Saving NIL: It’s Up To Big Brands (To Keep Players Getting Paid)

The title was a little dramatic but hear me out…

NIL is currently at an inflection — with a lot of dynamics at play.

And for it to continue on its upward trajectory, brands are required to be more involved (and also the help of 3rd parties).

Let’s Dive In 👇

NIL State of Play

*most of what I talk about today relates to revenue-generating college sports

Collectives Are Consolidating (sort of)

Just last week we had a massive merger of NIL collectives at The University of Florida.

The Gator Guard and Gator Collective merged with a third entity, Florida Victorious.

Gator Collective NIL company rebrands as Florida Victorious | In All Kinds of Weather

But on the west coast, things are getting whacky…

The 4th NIL collective popped up at USC and it intends to function as a full-fledged agency for USC athletes:

  • help find and facilitate endorsement deals
  • assistance with content creation
  • mentorship opportunities and internships
  • financial literacy training and legal counsel

Schools, fans, brands, the NCAA, and basically everyone understands that having multiple collectives at a school won’t work in the long term.

This leads me to my next point…

In-House NIL Departments

Last week, the University of Georgia announced it has created its own in-house NIL department and expanded its partnership with Altius Sports Partners.

A noticeable trend…

SEC schools are striving to keep everything in-house (Alabama is the prime example).

Georgia Versus Alabama: Which Players Could Score Big in NIL? – WWD

Collectives are consolidating and more of the operations are trying to be brought in-house.

But why?

A lot of this stems from the fact that…

Donor Money is Drying Up

Honestly, this should come as no surprise…

  1. Did we really think fans were going to continue paying $50/month through inflation to support paying recruits?
  2. Did we really think it was sustainable for wealthy donors to provide millions of dollars every year to pay players?

You have to spend “booster” money wisely…

The same donor(s) isn’t going to write a $500,000 check every year.

NIL collectives provide big checks, new challenges for college athletes

Especially when many of these collectives:

  • burned through that money
  • and still had losing seasons

On top of that…

Certain individuals who had the ambition to become quasi-pro-team owners at the college level are starting to get weeded out (either financially or legally).

Many Companies Bet Wrong

A lot of people thought brands were going to enter the space at the individual athlete level.

Hence, why 30+ NIL marketplaces were in place shortly after July 2021.

But that model isn’t sustainable…

Why?

The top 1% of athletes signing the big deals are doing it individually alongside their agents.
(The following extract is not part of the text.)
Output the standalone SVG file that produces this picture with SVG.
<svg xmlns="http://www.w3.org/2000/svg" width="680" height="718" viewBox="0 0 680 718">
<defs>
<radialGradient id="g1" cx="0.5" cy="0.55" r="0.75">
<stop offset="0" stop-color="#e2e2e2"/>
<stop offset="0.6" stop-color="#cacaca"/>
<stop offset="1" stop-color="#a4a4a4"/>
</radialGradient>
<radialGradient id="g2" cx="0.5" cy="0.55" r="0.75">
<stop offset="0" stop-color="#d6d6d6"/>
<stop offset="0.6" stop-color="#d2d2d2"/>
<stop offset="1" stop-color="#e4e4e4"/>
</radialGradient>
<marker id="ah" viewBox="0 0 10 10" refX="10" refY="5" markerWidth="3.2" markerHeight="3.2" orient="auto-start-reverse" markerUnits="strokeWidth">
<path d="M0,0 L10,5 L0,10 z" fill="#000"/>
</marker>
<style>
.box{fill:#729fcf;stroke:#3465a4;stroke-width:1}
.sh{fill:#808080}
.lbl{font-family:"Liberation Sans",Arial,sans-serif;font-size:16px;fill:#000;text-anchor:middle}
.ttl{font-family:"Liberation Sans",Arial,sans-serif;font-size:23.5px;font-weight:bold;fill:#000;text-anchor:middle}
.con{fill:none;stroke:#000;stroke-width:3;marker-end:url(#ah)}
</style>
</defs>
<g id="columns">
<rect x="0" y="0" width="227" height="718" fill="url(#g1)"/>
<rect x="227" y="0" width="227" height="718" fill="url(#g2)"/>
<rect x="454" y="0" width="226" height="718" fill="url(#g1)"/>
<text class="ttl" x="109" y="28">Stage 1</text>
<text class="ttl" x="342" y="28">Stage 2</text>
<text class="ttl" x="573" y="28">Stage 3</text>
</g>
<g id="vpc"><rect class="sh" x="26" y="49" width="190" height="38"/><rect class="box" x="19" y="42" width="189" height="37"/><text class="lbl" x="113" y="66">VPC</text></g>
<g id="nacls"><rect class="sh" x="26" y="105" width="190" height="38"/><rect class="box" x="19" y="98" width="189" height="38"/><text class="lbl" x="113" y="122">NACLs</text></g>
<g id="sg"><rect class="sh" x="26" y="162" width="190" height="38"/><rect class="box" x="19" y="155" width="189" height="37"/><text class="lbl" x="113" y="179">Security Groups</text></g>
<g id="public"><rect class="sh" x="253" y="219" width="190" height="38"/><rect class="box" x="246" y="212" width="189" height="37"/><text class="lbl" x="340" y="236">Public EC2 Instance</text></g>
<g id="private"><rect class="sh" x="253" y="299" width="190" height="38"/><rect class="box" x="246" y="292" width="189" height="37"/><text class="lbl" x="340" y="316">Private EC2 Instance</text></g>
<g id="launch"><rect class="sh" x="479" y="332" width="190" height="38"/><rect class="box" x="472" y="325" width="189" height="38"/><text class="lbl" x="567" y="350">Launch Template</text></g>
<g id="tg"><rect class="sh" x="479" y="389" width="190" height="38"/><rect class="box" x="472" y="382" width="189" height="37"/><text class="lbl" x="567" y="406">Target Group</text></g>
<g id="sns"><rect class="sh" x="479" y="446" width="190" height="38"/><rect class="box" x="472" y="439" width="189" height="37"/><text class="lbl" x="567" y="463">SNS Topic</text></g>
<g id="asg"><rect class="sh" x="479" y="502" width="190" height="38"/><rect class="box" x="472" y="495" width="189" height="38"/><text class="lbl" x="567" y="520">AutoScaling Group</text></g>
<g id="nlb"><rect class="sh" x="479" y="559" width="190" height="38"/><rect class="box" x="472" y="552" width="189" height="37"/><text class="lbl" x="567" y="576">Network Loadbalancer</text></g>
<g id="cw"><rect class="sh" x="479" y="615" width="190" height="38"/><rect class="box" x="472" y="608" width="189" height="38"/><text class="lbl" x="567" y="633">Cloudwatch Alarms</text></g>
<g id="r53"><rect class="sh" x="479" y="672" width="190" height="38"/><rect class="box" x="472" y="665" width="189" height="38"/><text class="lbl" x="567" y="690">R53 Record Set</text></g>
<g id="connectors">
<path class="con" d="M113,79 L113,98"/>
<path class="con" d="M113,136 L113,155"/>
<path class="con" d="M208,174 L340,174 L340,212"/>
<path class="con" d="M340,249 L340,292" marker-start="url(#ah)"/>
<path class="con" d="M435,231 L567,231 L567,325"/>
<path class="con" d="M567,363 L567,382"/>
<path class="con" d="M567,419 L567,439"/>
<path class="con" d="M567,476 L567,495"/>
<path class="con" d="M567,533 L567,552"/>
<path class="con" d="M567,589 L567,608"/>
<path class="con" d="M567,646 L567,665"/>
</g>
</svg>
The market potential isn’t big enough to support transaction fees on just athletes in non-revenue generating sports.

To win in this space you have to take a B2B approach — sell to the universities, leagues, and brands at scale — not the individual athletes.

What Will Happen Next

To understand where the space is going, I’m going to start with a visual.

Here is a chart of the top college sponsors:

For paying players to be sustainable, you need brands like this to enter that side of the equation.

Right now the big brands are sponsoring 3 major things in college athletics:

  • stadiums and arenas
  • individual players and coaches
  • commercials with TV/streaming rights

But none of this “brand money” is currently helping to pay college athletes as a whole.

There is only one way to make that a reality:

Create in-house or 3rd party NIL media departments (and monetize the content with brand sponsors to pay the players).

Related: Barstool Sports for College Athletics

Going Forward

Everything is shrinking back to reality.

The main things taking place in NIL:

  1. Schools are merging alongside one collective.
  2. In-House NIL departments are being built to replicate the pro model.
  3. Donor money has shown it isn’t sustainable year-over-year for paying players.
  4. Group licensing is catching up — it took a while because of challenges in the fact there are so many college athletes and the turnover is every 4-5 years.
  5. Brands are needed to maintain paying/retaining players, therefore, forcing schools to get creative.
  6. Media is a great way to merge the worlds of brands, paying athletes, and engaging fans.
  7. Data will be crucial to decision-making along many verticals of the value chain.

I didn’t even touch on legislation or the NCAA, but those have major implications as well.

NIL is at a major inflection point right now.